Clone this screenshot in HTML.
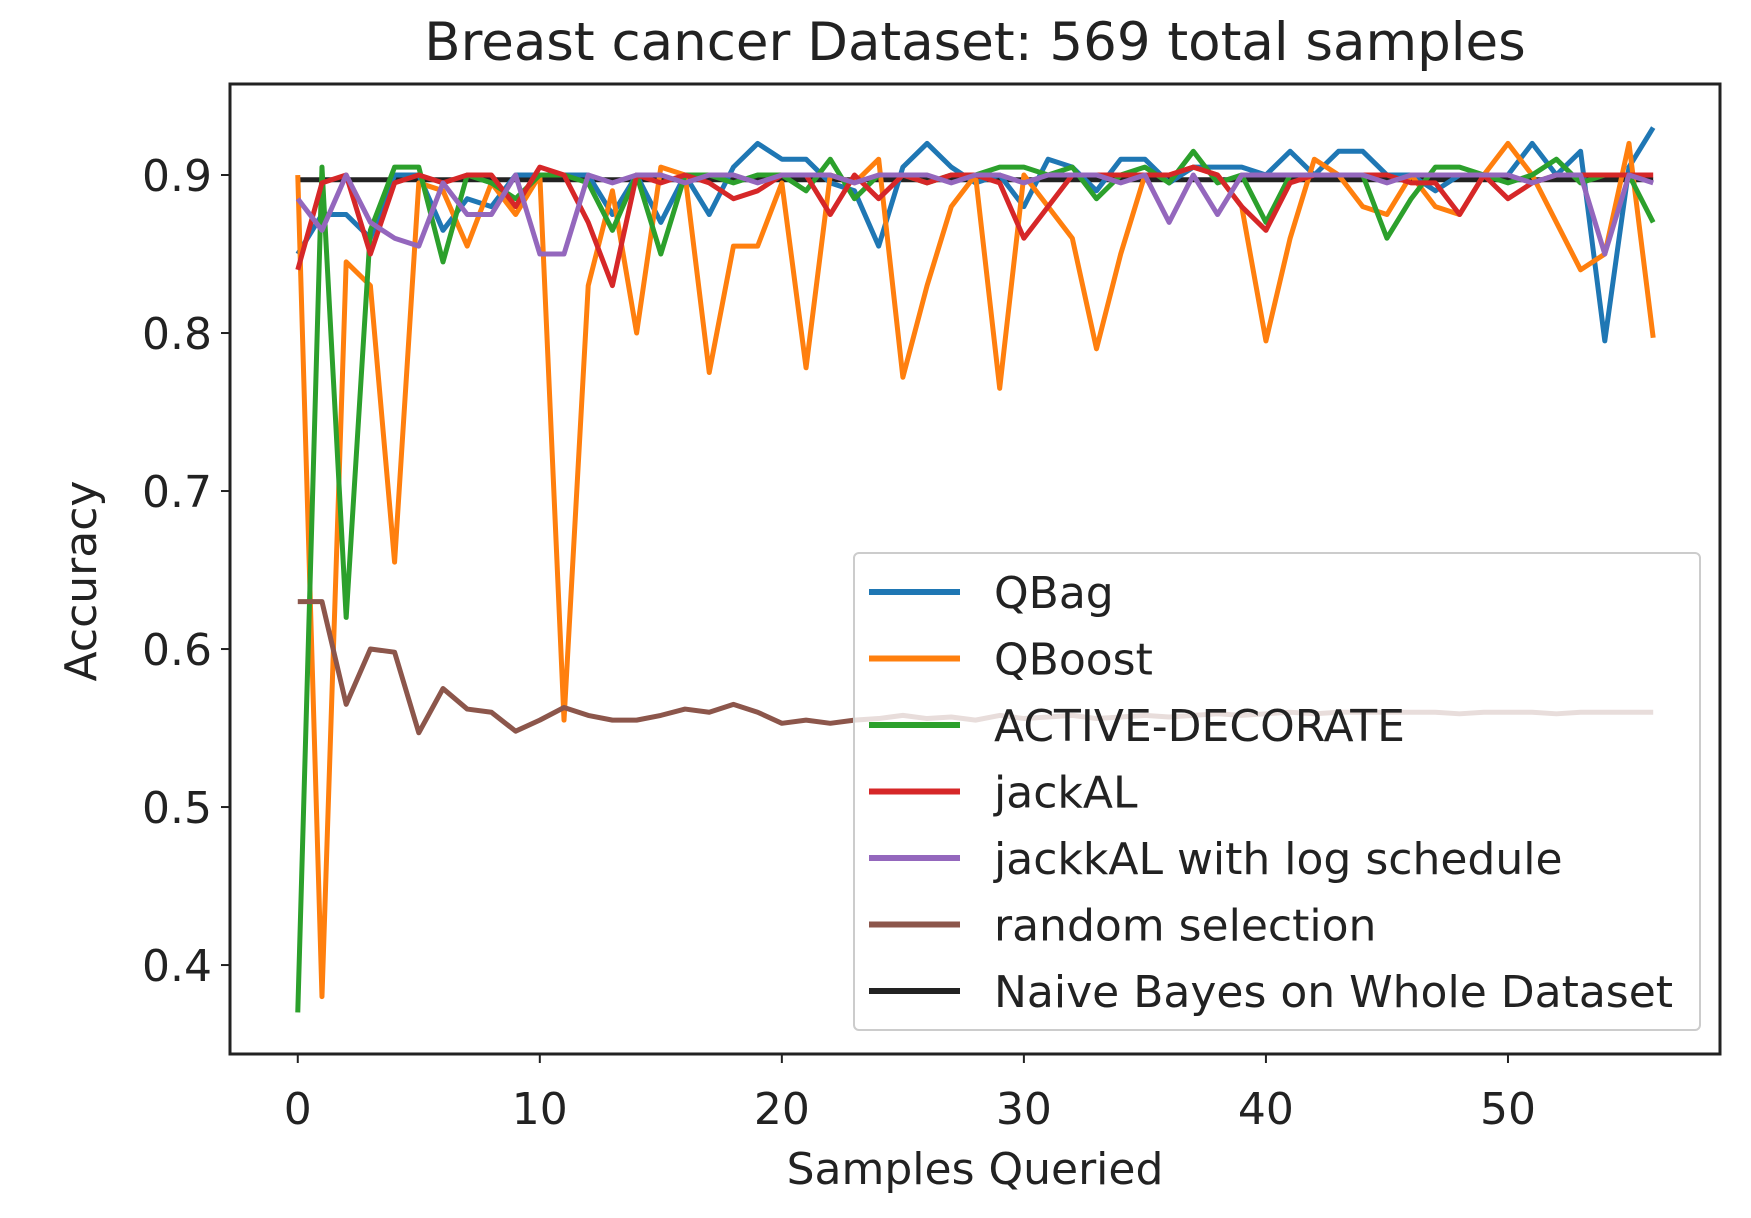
<!DOCTYPE html>
<html><head><meta charset="utf-8"><style>
html,body{margin:0;padding:0;background:#fff;}
svg{display:block;font-family:"DejaVu Sans","Liberation Sans",sans-serif;}
</style></head><body>
<svg id="chart" width="1751" height="1218" viewBox="0 0 1751 1218" xmlns="http://www.w3.org/2000/svg">
<text x="975" y="60" font-size="53" text-anchor="middle" fill="#222">Breast cancer Dataset: 569 total samples</text>
<g id="plot"></g>
<text x="975" y="1184" font-size="44" text-anchor="middle" fill="#222">Samples Queried</text>
<text transform="translate(96,581) rotate(-90)" font-size="44" text-anchor="middle" fill="#222">Accuracy</text>
</svg>
<script>
const xTicks=[0,10,20,30,40,50];
const yTicks=[0.4,0.5,0.6,0.7,0.8,0.9];
const yTickLabels=["0.4","0.5","0.6","0.7","0.8","0.9"];
const seriesNames=["QBag","QBoost","ACTIVE-DECORATE","jackAL","jackkAL with log schedule","random selection","Naive Bayes on Whole Dataset"];
const qbag=[0.85,0.875,0.875,0.86,0.9,0.9,0.865,0.885,0.88,0.9,0.9,0.9,0.9,0.875,0.9,0.87,0.9,0.875,0.905,0.92,0.91,0.91,0.895,0.89,0.855,0.905,0.92,0.905,0.895,0.9,0.88,0.91,0.905,0.89,0.91,0.91,0.895,0.905,0.905,0.905,0.9,0.915,0.9,0.915,0.915,0.9,0.9,0.89,0.9,0.9,0.9,0.92,0.9,0.915,0.795,0.905,0.93];
const qboost=[0.9,0.38,0.845,0.83,0.655,0.895,0.89,0.855,0.895,0.875,0.9,0.555,0.83,0.89,0.8,0.905,0.9,0.775,0.855,0.855,0.895,0.778,0.9,0.895,0.91,0.772,0.83,0.88,0.9,0.765,0.9,0.88,0.86,0.79,0.85,0.9,0.9,0.905,0.9,0.88,0.795,0.86,0.91,0.9,0.88,0.875,0.9,0.88,0.875,0.9,0.92,0.9,0.87,0.84,0.85,0.92,0.797];
const decorate=[0.37,0.905,0.62,0.865,0.905,0.905,0.845,0.9,0.895,0.885,0.9,0.9,0.895,0.865,0.9,0.85,0.9,0.9,0.895,0.9,0.9,0.89,0.91,0.885,0.9,0.9,0.895,0.9,0.9,0.905,0.905,0.9,0.905,0.885,0.9,0.905,0.895,0.915,0.895,0.9,0.87,0.9,0.9,0.9,0.9,0.86,0.885,0.905,0.905,0.9,0.895,0.9,0.91,0.895,0.9,0.9,0.87];
const jackal=[0.84,0.895,0.9,0.85,0.895,0.9,0.895,0.9,0.9,0.88,0.905,0.9,0.87,0.83,0.9,0.895,0.9,0.895,0.885,0.89,0.9,0.9,0.875,0.9,0.885,0.9,0.895,0.9,0.9,0.895,0.86,0.88,0.9,0.9,0.9,0.9,0.9,0.905,0.9,0.88,0.865,0.895,0.9,0.9,0.9,0.9,0.895,0.895,0.875,0.9,0.885,0.895,0.9,0.9,0.9,0.9,0.9];
const jackkalLog=[0.885,0.865,0.9,0.87,0.86,0.855,0.895,0.875,0.875,0.9,0.85,0.85,0.9,0.895,0.9,0.9,0.895,0.9,0.9,0.895,0.9,0.9,0.9,0.895,0.9,0.9,0.9,0.895,0.9,0.9,0.895,0.9,0.9,0.9,0.895,0.9,0.87,0.9,0.875,0.9,0.9,0.9,0.9,0.9,0.9,0.895,0.9,0.9,0.9,0.9,0.9,0.895,0.9,0.9,0.85,0.9,0.895];
const randomSel=[0.63,0.63,0.565,0.6,0.598,0.547,0.575,0.562,0.56,0.548,0.555,0.563,0.558,0.555,0.555,0.558,0.562,0.56,0.565,0.56,0.553,0.555,0.553,0.555,0.556,0.558,0.556,0.557,0.555,0.558,0.556,0.557,0.558,0.556,0.557,0.558,0.557,0.558,0.559,0.558,0.559,0.56,0.559,0.56,0.56,0.56,0.56,0.56,0.559,0.56,0.56,0.56,0.559,0.56,0.56,0.56,0.56];
const naiveBayes=Array(57).fill(0.897);
const seriesColors=["#1f77b4","#ff7f0e","#2ca02c","#d62728","#9467bd","#8c564b","#222222"];

const L=230,R=1720,T=84,B=1054;
const xMin=-2.8,xMax=58.76,yMin=0.3437,yMax=0.9576;
const xs=v=>L+(v-xMin)/(xMax-xMin)*(R-L);
const ys=v=>B-(v-yMin)/(yMax-yMin)*(B-T);
const NS="http://www.w3.org/2000/svg";
const plot=document.getElementById('plot');
function mk(tag,attrs,parent){const e=document.createElementNS(NS,tag);for(const k in attrs)e.setAttribute(k,attrs[k]);(parent||plot).appendChild(e);return e;}

const clip=mk('clipPath',{id:'clipA'});mk('rect',{x:L,y:T,width:R-L,height:B-T},clip);

const all=[qbag,qboost,decorate,jackal,jackkalLog,randomSel];
const keys=["qbag","qboost","active-decorate","jackal","jackkal-log","random-selection"];
function drawLine(arr,color,name){
  const p=mk('polyline',{points:arr.map((v,i)=>xs(i)+','+ys(v)).join(' '),fill:'none',stroke:color,'stroke-width':5,'stroke-linejoin':'round','clip-path':'url(#clipA)'});
  
  
}
drawLine(naiveBayes,seriesColors[6],'naive-bayes-line');
all.forEach((a,i)=>drawLine(a,seriesColors[i],keys[i]+'-line'));

const frame=mk('rect',{x:L,y:T,width:R-L,height:B-T,fill:'none',stroke:'#222','stroke-width':3});



xTicks.forEach(t=>{
  mk('line',{x1:xs(t),x2:xs(t),y1:B,y2:B+9,stroke:'#222','stroke-width':2});
  const tx=mk('text',{x:xs(t),y:B+70,'font-size':44,'text-anchor':'middle',fill:'#222'});
  tx.textContent=t;
  
  
});
yTicks.forEach((t,i)=>{
  mk('line',{x1:L-9,x2:L,y1:ys(t),y2:ys(t),stroke:'#222','stroke-width':2});
  const tx=mk('text',{x:L-18,y:ys(t)+16,'font-size':44,'text-anchor':'end',fill:'#222'});
  tx.textContent=yTickLabels[i];
  
  
});

const lg=mk('g',{});


mk('rect',{x:854,y:553,width:846,height:477,rx:5,fill:'#fff','fill-opacity':0.8,stroke:'#ccc','stroke-width':2},lg);
seriesNames.forEach((n,i)=>{
  const y=592+i*66.5;
  const g=mk('g',{},lg);
  
  
  mk('line',{x1:869,x2:960,y1:y,y2:y,stroke:seriesColors[i],'stroke-width':6},g);
  const t=mk('text',{x:994,y:y+16,'font-size':44,fill:'#222'},g);
  t.textContent=n;
});
</script>
</body></html>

━━━━━━━━━━━━━━━━━━━━━━━━━━━━━━

Your task is to repeat the material above exactly, without its pictures.

▶ **Exercise answer**:
Clone this screenshot in HTML.
<!DOCTYPE html>
<html><head><meta charset="utf-8"><style>
html,body{margin:0;padding:0;background:#fff;}
svg{display:block;font-family:"DejaVu Sans","Liberation Sans",sans-serif;}
</style></head><body>
<svg id="chart" width="1751" height="1218" viewBox="0 0 1751 1218" xmlns="http://www.w3.org/2000/svg">
<text x="975" y="60" font-size="53" text-anchor="middle" fill="#222">Breast cancer Dataset: 569 total samples</text>
<g id="plot"></g>
<text x="975" y="1184" font-size="44" text-anchor="middle" fill="#222">Samples Queried</text>
<text transform="translate(96,581) rotate(-90)" font-size="44" text-anchor="middle" fill="#222">Accuracy</text>
</svg>
<script>
const xTicks=[0,10,20,30,40,50];
const yTicks=[0.4,0.5,0.6,0.7,0.8,0.9];
const yTickLabels=["0.4","0.5","0.6","0.7","0.8","0.9"];
const seriesNames=["QBag","QBoost","ACTIVE-DECORATE","jackAL","jackkAL with log schedule","random selection","Naive Bayes on Whole Dataset"];
const qbag=[0.85,0.875,0.875,0.86,0.9,0.9,0.865,0.885,0.88,0.9,0.9,0.9,0.9,0.875,0.9,0.87,0.9,0.875,0.905,0.92,0.91,0.91,0.895,0.89,0.855,0.905,0.92,0.905,0.895,0.9,0.88,0.91,0.905,0.89,0.91,0.91,0.895,0.905,0.905,0.905,0.9,0.915,0.9,0.915,0.915,0.9,0.9,0.89,0.9,0.9,0.9,0.92,0.9,0.915,0.795,0.905,0.93];
const qboost=[0.9,0.38,0.845,0.83,0.655,0.895,0.89,0.855,0.895,0.875,0.9,0.555,0.83,0.89,0.8,0.905,0.9,0.775,0.855,0.855,0.895,0.778,0.9,0.895,0.91,0.772,0.83,0.88,0.9,0.765,0.9,0.88,0.86,0.79,0.85,0.9,0.9,0.905,0.9,0.88,0.795,0.86,0.91,0.9,0.88,0.875,0.9,0.88,0.875,0.9,0.92,0.9,0.87,0.84,0.85,0.92,0.797];
const decorate=[0.37,0.905,0.62,0.865,0.905,0.905,0.845,0.9,0.895,0.885,0.9,0.9,0.895,0.865,0.9,0.85,0.9,0.9,0.895,0.9,0.9,0.89,0.91,0.885,0.9,0.9,0.895,0.9,0.9,0.905,0.905,0.9,0.905,0.885,0.9,0.905,0.895,0.915,0.895,0.9,0.87,0.9,0.9,0.9,0.9,0.86,0.885,0.905,0.905,0.9,0.895,0.9,0.91,0.895,0.9,0.9,0.87];
const jackal=[0.84,0.895,0.9,0.85,0.895,0.9,0.895,0.9,0.9,0.88,0.905,0.9,0.87,0.83,0.9,0.895,0.9,0.895,0.885,0.89,0.9,0.9,0.875,0.9,0.885,0.9,0.895,0.9,0.9,0.895,0.86,0.88,0.9,0.9,0.9,0.9,0.9,0.905,0.9,0.88,0.865,0.895,0.9,0.9,0.9,0.9,0.895,0.895,0.875,0.9,0.885,0.895,0.9,0.9,0.9,0.9,0.9];
const jackkalLog=[0.885,0.865,0.9,0.87,0.86,0.855,0.895,0.875,0.875,0.9,0.85,0.85,0.9,0.895,0.9,0.9,0.895,0.9,0.9,0.895,0.9,0.9,0.9,0.895,0.9,0.9,0.9,0.895,0.9,0.9,0.895,0.9,0.9,0.9,0.895,0.9,0.87,0.9,0.875,0.9,0.9,0.9,0.9,0.9,0.9,0.895,0.9,0.9,0.9,0.9,0.9,0.895,0.9,0.9,0.85,0.9,0.895];
const randomSel=[0.63,0.63,0.565,0.6,0.598,0.547,0.575,0.562,0.56,0.548,0.555,0.563,0.558,0.555,0.555,0.558,0.562,0.56,0.565,0.56,0.553,0.555,0.553,0.555,0.556,0.558,0.556,0.557,0.555,0.558,0.556,0.557,0.558,0.556,0.557,0.558,0.557,0.558,0.559,0.558,0.559,0.56,0.559,0.56,0.56,0.56,0.56,0.56,0.559,0.56,0.56,0.56,0.559,0.56,0.56,0.56,0.56];
const naiveBayes=Array(57).fill(0.897);
const seriesColors=["#1f77b4","#ff7f0e","#2ca02c","#d62728","#9467bd","#8c564b","#222222"];

const L=230,R=1720,T=84,B=1054;
const xMin=-2.8,xMax=58.76,yMin=0.3437,yMax=0.9576;
const xs=v=>L+(v-xMin)/(xMax-xMin)*(R-L);
const ys=v=>B-(v-yMin)/(yMax-yMin)*(B-T);
const NS="http://www.w3.org/2000/svg";
const plot=document.getElementById('plot');
function mk(tag,attrs,parent){const e=document.createElementNS(NS,tag);for(const k in attrs)e.setAttribute(k,attrs[k]);(parent||plot).appendChild(e);return e;}

const clip=mk('clipPath',{id:'clipA'});mk('rect',{x:L,y:T,width:R-L,height:B-T},clip);

const all=[qbag,qboost,decorate,jackal,jackkalLog,randomSel];
const keys=["qbag","qboost","active-decorate","jackal","jackkal-log","random-selection"];
function drawLine(arr,color,name){
  const p=mk('polyline',{points:arr.map((v,i)=>xs(i)+','+ys(v)).join(' '),fill:'none',stroke:color,'stroke-width':5,'stroke-linejoin':'round','clip-path':'url(#clipA)'});
  
  
}
drawLine(naiveBayes,seriesColors[6],'naive-bayes-line');
all.forEach((a,i)=>drawLine(a,seriesColors[i],keys[i]+'-line'));

const frame=mk('rect',{x:L,y:T,width:R-L,height:B-T,fill:'none',stroke:'#222','stroke-width':3});



xTicks.forEach(t=>{
  mk('line',{x1:xs(t),x2:xs(t),y1:B,y2:B+9,stroke:'#222','stroke-width':2});
  const tx=mk('text',{x:xs(t),y:B+70,'font-size':44,'text-anchor':'middle',fill:'#222'});
  tx.textContent=t;
  
  
});
yTicks.forEach((t,i)=>{
  mk('line',{x1:L-9,x2:L,y1:ys(t),y2:ys(t),stroke:'#222','stroke-width':2});
  const tx=mk('text',{x:L-18,y:ys(t)+16,'font-size':44,'text-anchor':'end',fill:'#222'});
  tx.textContent=yTickLabels[i];
  
  
});

const lg=mk('g',{});


mk('rect',{x:854,y:553,width:846,height:477,rx:5,fill:'#fff','fill-opacity':0.8,stroke:'#ccc','stroke-width':2},lg);
seriesNames.forEach((n,i)=>{
  const y=592+i*66.5;
  const g=mk('g',{},lg);
  
  
  mk('line',{x1:869,x2:960,y1:y,y2:y,stroke:seriesColors[i],'stroke-width':6},g);
  const t=mk('text',{x:994,y:y+16,'font-size':44,fill:'#222'},g);
  t.textContent=n;
});
</script>
</body></html>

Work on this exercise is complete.